Thanks for the tips about that. Would adding Aquasoil help abit?


----------



## basil (21 Nov 2010)

Aquasoil will drop your pH, but not drop your GH. Wouldn't do any harm though as it would help to buffer / stabilise the pH for you.

Be aware though, Aquasoil [1 or 2] will cause an Ammonia spike after you've introduced it whilst it's leaching. Your shrimp won't appreciate being around when this happens. 

Almond leaves are a quick fix. You could try oak or maple, but not tried this myself so please don;t shout at me if they don't work! I've buy almond leaves and a few other bits from this ebayer, and she is very quick with delivery:-

http://cgi.ebay.co.uk/10-A-ALMOND-LEAVE ... 43a3107eba

Good luck and let us know how you get on.

Mike.


----------



## nayr88 (21 Nov 2010)

Thanks basil all very helpful, I'm using aquasoil 1 amazonia, hand the tank running for 2 months and all settled down so I introduced a betta his now moved on and the shrimps have taken his place.

Basil what's is mineral stone? Is this something they can graze on? Or does it have effects of the water parameters also?

Cheers for the link aswell


----------



## frothhelmet (22 Nov 2010)

nayr88 said:
			
		

> Took me about half hour to acclimatize my cherries.



Depending on how different your new water is from the shrimp water, this acclimatization recommendation will kill your shrimp. For example, I have changed 1/2 of my water over one hour and killed 50% of my shrimp population as a result. If you want to be sure you do not kill your shrimp, the minimum acclimatization I would recommend is increasing the original shrimp water amount to 300% its prior size over 3 hours with a drip feed or adding a bit of water every 10mins, and then adding the shrimp into the tank. Be sure to monitor the shrimp water temp as you do this or add a small heater.


----------



## nayr88 (22 Nov 2010)

Yeah I should of said I was pushed for time, have not lost any but I hear what your saying,


----------



## a1Matt (22 Nov 2010)

+1 for Gerards approach of taking your time.

I look for the colour of the shrimp and whether they start pinging about to judge how long to acclimatise them for.

I've had shrimp that only took one hour to acclimatise (hardy shrimp in similar water), then at the other end of the scale I have had neocaridina sp. 'hong kong blue' that are very delicate and arrived long haul looking worse for wear... they took 4 days to acclimatise.


----------



## Ben M (2 Dec 2010)

hi, I'm getting my cherry shrimp soon, so i'd like to ask. how can you tell when they are ok to put in the main tank, and how much water to put into the container at a time when acclimatising them?

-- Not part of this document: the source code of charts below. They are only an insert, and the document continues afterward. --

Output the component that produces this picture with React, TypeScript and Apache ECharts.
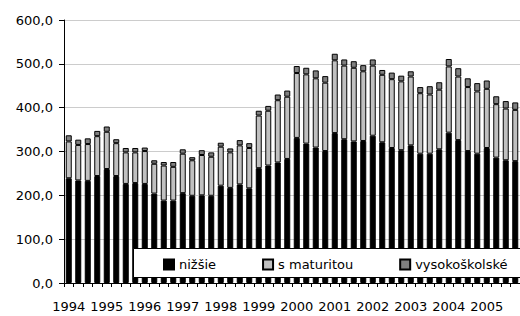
import React, { useEffect, useRef } from "react";
import * as echarts from "echarts";

const years = ["1994", "1995", "1996", "1997", "1998", "1999", "2000", "2001", "2002", "2003", "2004", "2005"];
const quarters = ["Q1", "Q2", "Q3", "Q4"];
const yTicks = [0, 100, 200, 300, 400, 500, 600];

const nizsie = [
  239, 234, 233, 244, 260, 244, 226, 228, 226, 204, 188, 188,
  205, 199, 200, 199, 222, 217, 225, 216, 262, 268, 275, 283,
  331, 318, 309, 301, 342, 328, 323, 324, 336, 321, 308, 303,
  314, 295, 295, 305, 343, 326, 301, 295, 308, 286, 280, 278,
];
const sMaturitou = [
  84, 81, 84, 91, 85, 75, 72, 70, 75, 68, 80, 77,
  90, 81, 92, 89, 89, 81, 89, 92, 120, 125, 142, 142,
  148, 158, 158, 156, 166, 168, 168, 159, 160, 154, 157, 157,
  157, 138, 135, 136, 151, 145, 146, 142, 135, 122, 118, 117,
];
const vysokoskolske = [
  14, 12, 13, 12, 12, 9, 10, 10, 8, 8, 8, 11,
  10, 7, 11, 10, 9, 9, 12, 11, 11, 11, 13, 14,
  16, 15, 18, 15, 15, 14, 15, 14, 14, 11, 15, 13,
  12, 14, 19, 17, 17, 19, 20, 19, 19, 18, 17, 17,
];

const categories: string[] = [];
years.forEach((y) => quarters.forEach((q) => categories.push(y + " " + q)));

const FONT = "DejaVu Sans";

export default function App() {
  const ref = useRef<HTMLDivElement>(null);
  useEffect(() => {
    document.body.style.margin = "0";
    const chart = echarts.init(ref.current!, null, { renderer: "svg" });
    const barBase = {
      type: "bar" as const,
      stack: "total",
      barWidth: 6,
      emphasis: { disabled: true },
    };
    chart.setOption({
      animation: false,
      textStyle: { fontFamily: FONT },
      grid: { left: 64, top: 20, width: 465, height: 263, containLabel: false },
      xAxis: {
        type: "category",
        data: categories,
        boundaryGap: true,
        axisLine: { lineStyle: { color: "#000", width: 1 } },
        axisTick: { show: true, interval: 0, length: 4, lineStyle: { color: "#000" } },
        axisLabel: {
          interval: (i: number) => i % 4 === 0,
          formatter: (v: string) => v.split(" ")[0],
          color: "#000",
          fontSize: 13,
          fontFamily: FONT,
          margin: 17,
        },
        splitLine: { show: false },
      },
      yAxis: {
        type: "value",
        min: yTicks[0],
        max: yTicks[yTicks.length - 1],
        interval: 100,
        axisLine: { show: true, lineStyle: { color: "#000", width: 1 } },
        axisTick: { show: true, length: 5, lineStyle: { color: "#000" } },
        axisLabel: {
          formatter: (v: number) => v.toFixed(1).replace(".", ","),
          color: "#000",
          fontSize: 13,
          fontFamily: FONT,
          margin: 11,
        },
        splitLine: { show: true, lineStyle: { color: "#cccccc", width: 1 } },
      },
      legend: {
        left: 158,
        top: 253,
        itemWidth: 10,
        itemHeight: 10,
        itemGap: 46,
        icon: "rect",
        textStyle: { fontSize: 13, fontFamily: FONT, color: "#000" },
        data: ["nižšie", "s maturitou", "vysokoškolské"],
        z: 10,
      },
      graphic: [
        {
          type: "rect",
          z: 5,
          zlevel: 0,
          shape: { x: 133.5, y: 248.5, width: 420, height: 29 },
          style: { fill: "#fff", stroke: "#000", lineWidth: 1 },
          silent: true,
        },
      ],
      series: [
        { ...barBase, name: "nižšie", data: nizsie, itemStyle: { color: "#000", borderColor: "#000", borderWidth: 1 } },
        { ...barBase, name: "s maturitou", data: sMaturitou, itemStyle: { color: "#c0c0c0", borderColor: "#000", borderWidth: 1 } },
        { ...barBase, name: "vysokoškolské", data: vysokoskolske, itemStyle: { color: "#808080", borderColor: "#000", borderWidth: 1 } },
      ],
    });
    return () => chart.dispose();
  }, []);
  return <div ref={ref} style={{ width: 520, height: 316 }} />;
}
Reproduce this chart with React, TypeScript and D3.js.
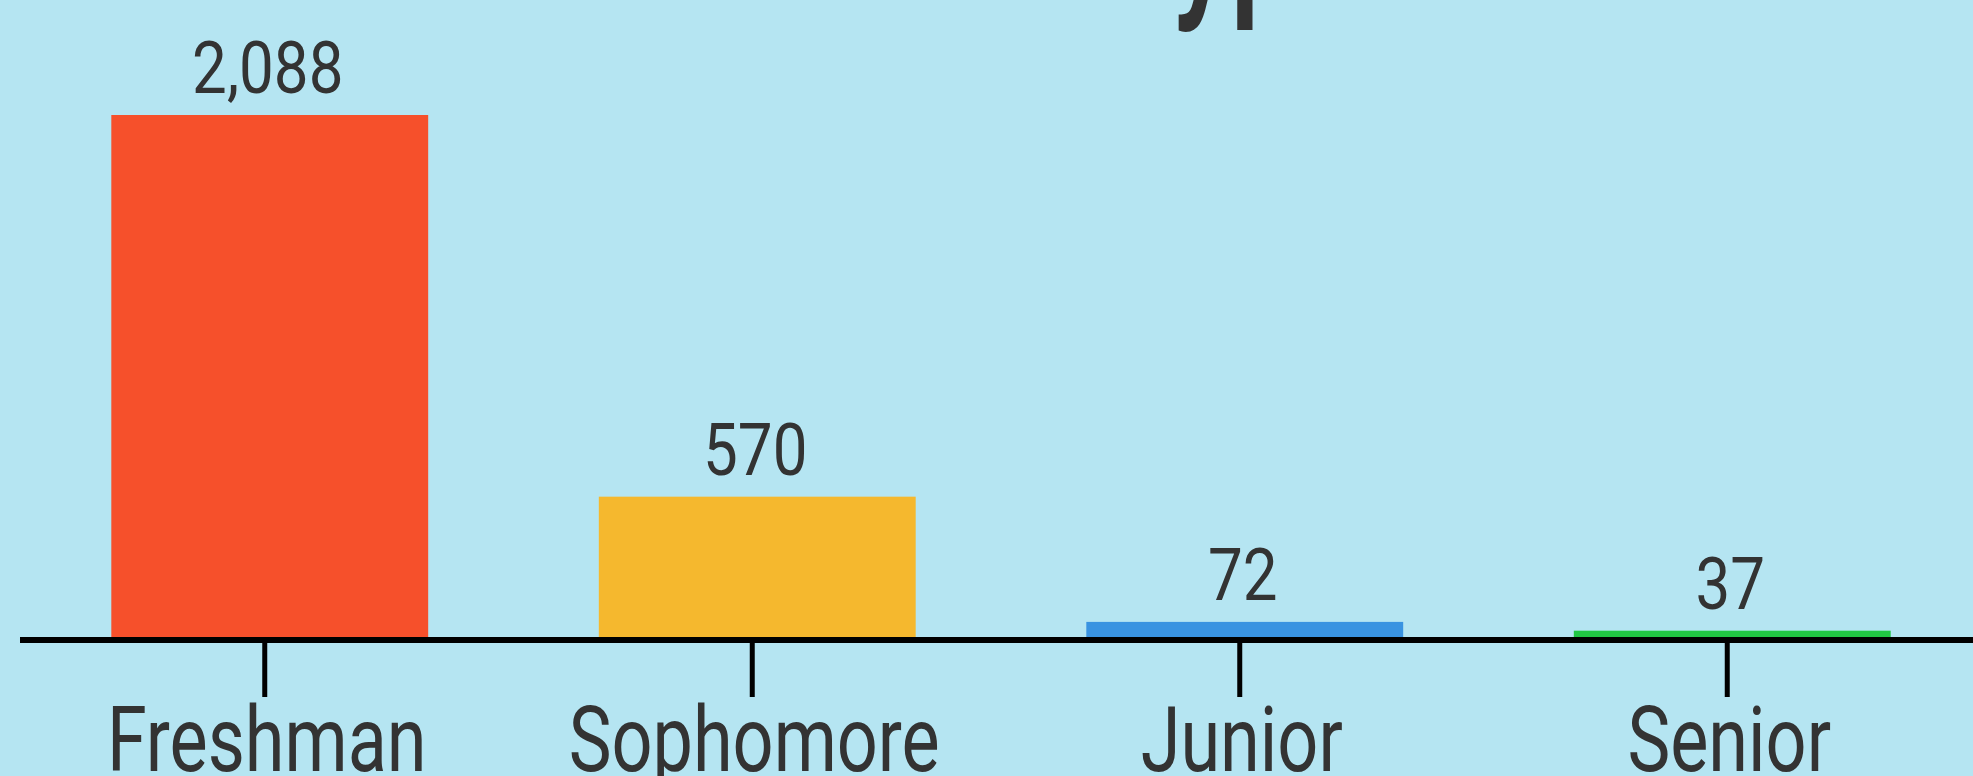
import React from "react";
import * as d3 from "d3";

// chart data
const categories = ["Freshman", "Sophomore", "Junior", "Senior"];
const counts = [2088, 570, 72, 37];
const barColors = ["#F6502B", "#F5B82E", "#3993E1", "#21C643"];
const titleText = "Enrollment Type";

const W = 1973;
const H = 776;
const baseY = 640;
const fontFam = "Roboto, 'Noto Sans', sans-serif";

const App = () => {
  const x = d3
    .scaleBand()
    .domain(categories)
    .range([26, 1976])
    .paddingInner(0.35)
    .paddingOuter(0.175);

  const y = d3.scaleLinear().domain([0, 2088]).range([baseY, 115]);
  const fmt = d3.format(",");

  return (
    <svg
      width={W}
      height={H}
      style={{ position: "absolute", left: 0, top: 0, background: "#B5E5F2" }}
    >
      <rect x={0} y={0} width={W} height={H} fill="#B5E5F2" />

      {/* title, only descenders peek in at the top */}
      <g transform={`translate(1360, -4) scale(0.7,1)`}>
        <text
          textAnchor="end"
          fontFamily={fontFam}
          fontWeight={600}
          fontSize={168}
          fill="#333333"
        >
          {titleText}
        </text>
      </g>

      {/* bars */}
      {categories.map((c, i) => (
        <rect
          key={c}
          x={x(c)}
          y={y(counts[i])}
          width={x.bandwidth()}
          height={baseY - y(counts[i])}
          fill={barColors[i]}
        />
      ))}

      {/* value labels */}
      {categories.map((c, i) => {
        const cx = (x(c) as number) + x.bandwidth() / 2;
        return (
          <g key={c} transform={`translate(${cx - 2}, ${y(counts[i]) - 22}) scale(0.86,1)`}>
            <text
              textAnchor="middle"
              fontFamily={fontFam}
              fontSize={72}
              fill="#333333"
            >
              {fmt(counts[i])}
            </text>
          </g>
        );
      })}

      {/* axis */}
      <line x1={20} x2={W} y1={baseY} y2={baseY} stroke="#000" strokeWidth={6} />
      {categories.map((c) => {
        const cx = (x(c) as number) + x.bandwidth() / 2;
        return (
          <g key={c}>
            <line
              x1={cx - 5}
              x2={cx - 5}
              y1={baseY}
              y2={697}
              stroke="#000"
              strokeWidth={5}
            />
            <g transform={`translate(${cx - 3}, 771) scale(0.8,1)`}>
              <text
                textAnchor="middle"
                fontFamily={fontFam}
                fontSize={90}
                fill="#333333"
              >
                {c}
              </text>
            </g>
          </g>
        );
      })}
    </svg>
  );
};

export default App;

When they start pinging about what does that mean? is that when you can put them into the tank?

cheers


----------



## frothhelmet (3 Dec 2010)

You cant look at shrimp and tell they are 'ready'. But if they are pinging around you know they are not ready, in fact, they are on the verge of death and you need to stop the acclimatization until they have stopped flicking themselves and swimming madly around. This is what 'pinging' means.

In terms of how much water. Dont add more than 10 percent of the original volume at a time. Increasing this volume to 300 percent of original over three hours should be fine.


----------



## Ben M (3 Dec 2010)

thanks, I'll remember that.


----------